**DIRECTIONS FOR THIS TASK:**
Give back exactly the lines from the beginning of the listing below to the line holding "import * as", both ends included; the pictures stay out.

**DATASET EXTRACT:**
***

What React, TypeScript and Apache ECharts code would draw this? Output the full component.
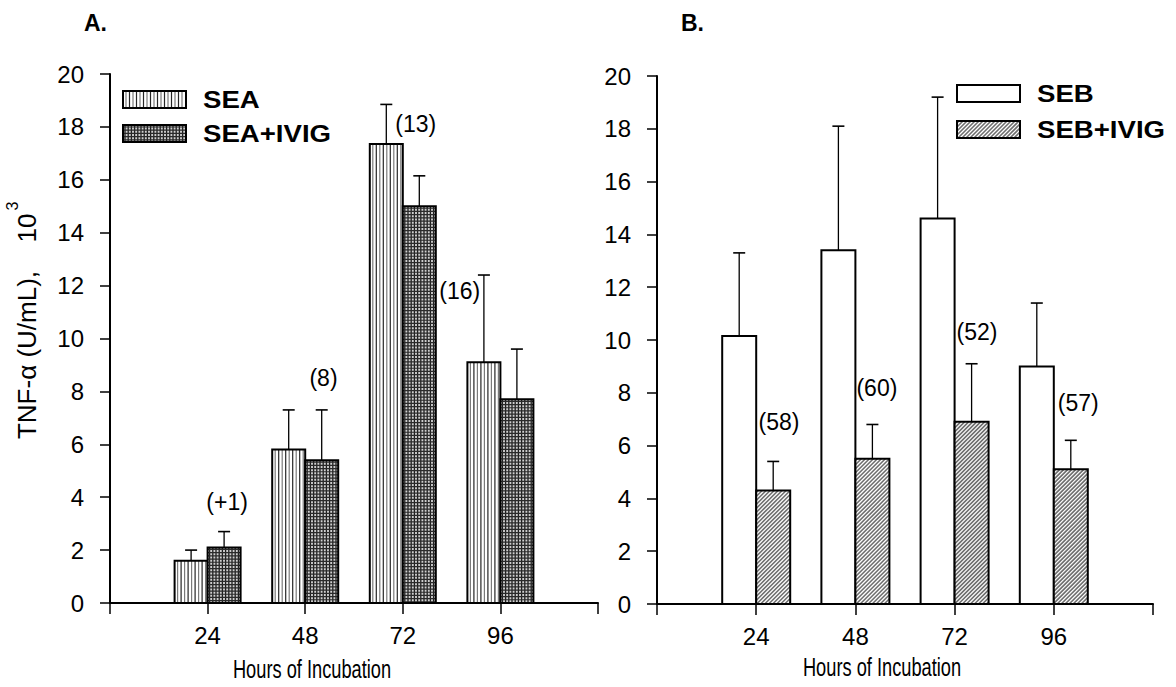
import React, { useEffect, useRef } from "react";
import * as echarts from "echarts";

// ---------------- data ----------------
const hours = [24, 48, 72, 96];
const seaMean = [1.6, 5.8, 17.35, 9.1];
const seaErr = [0.4, 1.5, 1.5, 3.3];
const seaIvigMean = [2.1, 5.4, 15.0, 7.7];
const seaIvigErr = [0.6, 1.9, 1.15, 1.9];
const sebMean = [10.15, 13.4, 14.6, 9.0];
const sebErr = [3.15, 4.7, 4.6, 2.4];
const sebIvigMean = [4.3, 5.5, 6.9, 5.1];
const sebIvigErr = [1.1, 1.3, 2.2, 1.1];
const changeA = ["(+1)", "(8)", "(13)", "(16)"];
const changeB = ["(58)", "(60)", "(52)", "(57)"];
const seriesNamesA = ["SEA", "SEA+IVIG"];
const seriesNamesB = ["SEB", "SEB+IVIG"];

// ---------------- layout ----------------
const annotPosA = [[28.8, 3.8], [52.5, 8.5], [75.2, 18.1], [86, 11.8]];
const annotPosB = [[29.5, 6.9], [53.2, 8.2], [77.4, 10.3], [101.9, 7.6]];
const FONT = "'Liberation Sans', Arial, Helvetica, sans-serif";

type Kind = "vstripe" | "cross" | "blank" | "diag";

function patternEls(kind: Kind, x0: number, y0: number, x1: number, y1: number): any[] {
  const els: any[] = [];
  els.push({
    type: "rect",
    shape: { x: x0, y: y0, width: x1 - x0, height: y1 - y0 },
    style: { fill: kind === "cross" ? "#cfcfcf" : "#fff" },
  });
  if (kind === "vstripe") {
    let i = 0;
    for (let x = x0 + 3; x < x1 - 1; x += 3.5, i++) {
      els.push({
        type: "line",
        shape: { x1: x, y1: y0, x2: x, y2: y1 },
        style: { stroke: i % 2 ? "#252525" : "#7a7a7a", lineWidth: 1.2 },
      });
    }
  } else if (kind === "cross") {
    for (let x = x0 + 2; x < x1; x += 3.2) {
      els.push({
        type: "line",
        shape: { x1: x, y1: y0, x2: x, y2: y1 },
        style: { stroke: "#1e1e1e", lineWidth: 1.3 },
      });
    }
    for (let y = y0 + 2; y < y1; y += 3.2) {
      els.push({
        type: "line",
        shape: { x1: x0, y1: y, x2: x1, y2: y },
        style: { stroke: "#2a2a2a", lineWidth: 1.2 },
      });
    }
  } else if (kind === "diag") {
    const s = 4;
    for (let k = x0 + y0 + s / 2; k < x1 + y1; k += s) {
      const xa = Math.max(x0, k - y1);
      const xb = Math.min(x1, k - y0);
      if (xb > xa) {
        els.push({
          type: "line",
          shape: { x1: xa, y1: k - xa, x2: xb, y2: k - xb },
          style: { stroke: "#6e6e6e", lineWidth: 1.6 },
        });
      }
    }
  }
  els.push({
    type: "rect",
    shape: { x: x0, y: y0, width: x1 - x0, height: y1 - y0 },
    style: { fill: "none", stroke: "#000", lineWidth: 2 },
  });
  return els;
}

function barSeries(
  name: string,
  axisIndex: number,
  means: number[],
  errs: number[],
  side: number,
  kind: Kind,
  bw: number
) {
  return {
    type: "custom",
    name,
    xAxisIndex: axisIndex,
    yAxisIndex: axisIndex,
    silent: true,
    data: hours.map((h, i) => [h, means[i], errs[i]]),
    renderItem: (params: any, api: any) => {
      const x = api.value(0);
      const v = api.value(1);
      const e = api.value(2);
      const top = api.coord([x, v]);
      const base = api.coord([x, 0]);
      const et = api.coord([x, v + e]);
      const x0 = side < 0 ? top[0] - bw : top[0];
      const x1 = x0 + bw;
      const cx = (x0 + x1) / 2;
      const children = patternEls(kind, x0, top[1], x1, base[1]);
      children.push({
        type: "line",
        shape: { x1: cx, y1: top[1], x2: cx, y2: et[1] },
        style: { stroke: "#000", lineWidth: 1.3 },
      });
      children.push({
        type: "line",
        shape: { x1: cx - 6, y1: et[1], x2: cx + 6, y2: et[1] },
        style: { stroke: "#000", lineWidth: 1.6 },
      });
      return { type: "group", children };
    },
  };
}

function annotSeries(axisIndex: number, texts: string[], pos: number[][]) {
  return {
    type: "custom",
    xAxisIndex: axisIndex,
    yAxisIndex: axisIndex,
    silent: true,
    data: pos.map((p) => [p[0], p[1]]),
    renderItem: (params: any, api: any) => {
      const c = api.coord([api.value(0), api.value(1)]);
      return {
        type: "text",
        x: c[0],
        y: c[1],
        style: {
          text: texts[params.dataIndex],
          fontSize: 23,
          fontFamily: FONT,
          fill: "#000",
          textAlign: "center",
          textVerticalAlign: "middle",
        },
      };
    },
  };
}

function legendEls(x: number, y: number, kind: Kind, label: string): any[] {
  const els = patternEls(kind, x, y, x + 63, y + 17);
  els.push({
    type: "text",
    x: x + 80,
    y: y + 9,
    scaleX: 1.2,
    style: {
      text: label,
      fontSize: 23,
      fontWeight: "bold",
      fontFamily: FONT,
      fill: "#000",
      textAlign: "left",
      textVerticalAlign: "middle",
    },
  });
  return els;
}

function xAxisCfg(gridIndex: number) {
  return {
    type: "value",
    gridIndex,
    min: 0,
    max: 120,
    interval: 24,
    axisLine: { show: true, lineStyle: { color: "#000", width: 2 } },
    axisTick: { show: true, length: 11, lineStyle: { color: "#000", width: 1.5 } },
    axisLabel: {
      formatter: (v: number) => (v === 0 || v === 120 ? "" : String(v)),
      fontSize: 24,
      fontFamily: FONT,
      color: "#000",
      margin: 20,
    },
    splitLine: { show: false },
  };
}

function yAxisCfg(gridIndex: number) {
  return {
    type: "value",
    gridIndex,
    min: 0,
    max: 20,
    interval: 2,
    axisLine: { show: true, lineStyle: { color: "#000", width: 2 } },
    axisTick: { show: true, length: 10, lineStyle: { color: "#000", width: 1.5 } },
    axisLabel: { fontSize: 24, fontFamily: FONT, color: "#000", margin: 26 },
    splitLine: { show: false },
  };
}

function axisTitle(x: number, y: number) {
  return {
    type: "text",
    x,
    y,
    scaleX: 0.73,
    style: {
      text: "Hours of Incubation",
      fontSize: 25,
      fontFamily: FONT,
      fill: "#000",
      textAlign: "center",
      textVerticalAlign: "middle",
    },
  };
}

export default function App() {
  const ref = useRef<HTMLDivElement>(null);
  useEffect(() => {
    const chart = echarts.init(ref.current!, null, { renderer: "svg" });
    const option: any = {
      animation: false,
      backgroundColor: "#fff",
      grid: [
        { left: 110, top: 74, width: 488, height: 529 },
        { left: 657, top: 76, width: 496, height: 528 },
      ],
      xAxis: [xAxisCfg(0), xAxisCfg(1)],
      yAxis: [yAxisCfg(0), yAxisCfg(1)],
      series: [
        barSeries(seriesNamesA[0], 0, seaMean, seaErr, -1, "vstripe", 33),
        barSeries(seriesNamesA[1], 0, seaIvigMean, seaIvigErr, 1, "cross", 33),
        barSeries(seriesNamesB[0], 1, sebMean, sebErr, -1, "blank", 34),
        barSeries(seriesNamesB[1], 1, sebIvigMean, sebIvigErr, 1, "diag", 34),
        annotSeries(0, changeA, annotPosA),
        annotSeries(1, changeB, annotPosB),
      ],
      graphic: [
        {
          type: "text",
          left: 84,
          top: 11,
          style: { text: "A.", fontSize: 23, fontWeight: "bold", fontFamily: FONT, fill: "#000" },
        },
        {
          type: "text",
          left: 681,
          top: 11,
          style: { text: "B.", fontSize: 23, fontWeight: "bold", fontFamily: FONT, fill: "#000" },
        },
        {
          type: "text",
          x: 27,
          y: 355,
          rotation: Math.PI / 2,
          style: {
            text: "TNF-α (U/mL),",
            fontSize: 26,
            fontFamily: FONT,
            fill: "#000",
            textAlign: "center",
            textVerticalAlign: "middle",
          },
        },
        {
          type: "text",
          x: 27,
          y: 228,
          rotation: Math.PI / 2,
          style: {
            text: "10",
            fontSize: 26,
            fontFamily: FONT,
            fill: "#000",
            textAlign: "center",
            textVerticalAlign: "middle",
          },
        },
        {
          type: "text",
          x: 12,
          y: 206,
          rotation: Math.PI / 2,
          style: {
            text: "3",
            fontSize: 16,
            fontFamily: FONT,
            fill: "#000",
            textAlign: "center",
            textVerticalAlign: "middle",
          },
        },
        axisTitle(312, 669),
        axisTitle(882, 667),
        { type: "group", children: legendEls(123, 91, "vstripe", seriesNamesA[0]) },
        { type: "group", children: legendEls(123, 125, "cross", seriesNamesA[1]) },
        { type: "group", children: legendEls(957, 85, "blank", seriesNamesB[0]) },
        { type: "group", children: legendEls(957, 121, "diag", seriesNamesB[1]) },
      ],
    };
    chart.setOption(option);
    return () => chart.dispose();
  }, []);
  return (
    <div
      ref={ref}
      style={{ position: "absolute", left: 0, top: 0, width: 1176, height: 687 }}
    />
  );
}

***

**RESPONSE:**
What React, TypeScript and Apache ECharts code would draw this? Output the full component.
import React, { useEffect, useRef } from "react";
import * as echarts from "echarts";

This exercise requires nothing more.